The health of the increasingly frail anti-apartheid icon, who is affectionately known as Madiba, sparked national fears after he was hospitalised early last year for an acute respiratory infection.
“We wish him a speedy recovery and assure him of the love and good wishes of all South Africans and people throughout the world,” the statement from the presidency said.
“We request that all respect the privacy of Madiba and that of his family during this period.”
The name of the hospital to which he has been admitted was not released.
Mandela returned to his Johannesburg home last month from his rural home village in the Eastern Cape, some 800 kilometres (500 miles) from Johannesburg, where he moved after his respiratory infection scare.

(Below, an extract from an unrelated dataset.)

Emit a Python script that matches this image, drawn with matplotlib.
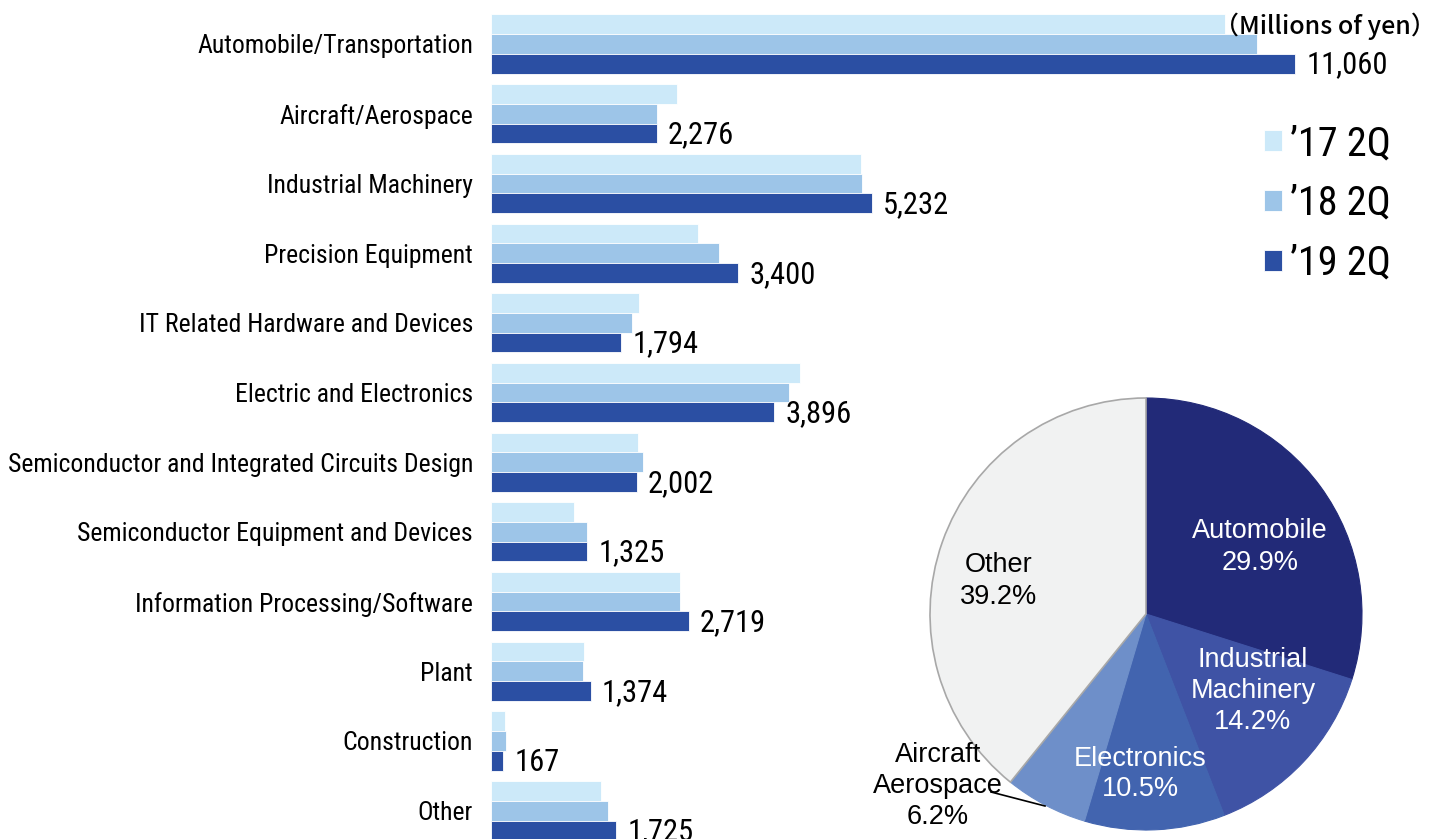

However he is rarely seen in public with his last appearance at the final of the football World Cup hosted by South Africa in July 2010.
Rumours over his health flare up periodically on social networking sites.
In December, a local television station aired archive footage of his January 2011 hospitalisation which spurred a series of tweets mistakenly announcing new ill health concerns.
The presidency had to issue an assurance of his health to quell the rumours, while his Nelson Mandela Foundation, which guards the anti-apartheid struggle icon’s legacy, also denied them.
Mandela was released from 27 years in prison on February 11, 1990, and oversaw South Africa’s path to its first democratic vote in 1994 when he was elected its first black president after decades of white-minority rule.
He won the Nobel Peace Prize in 1993 and served one term before stepping down in 1999.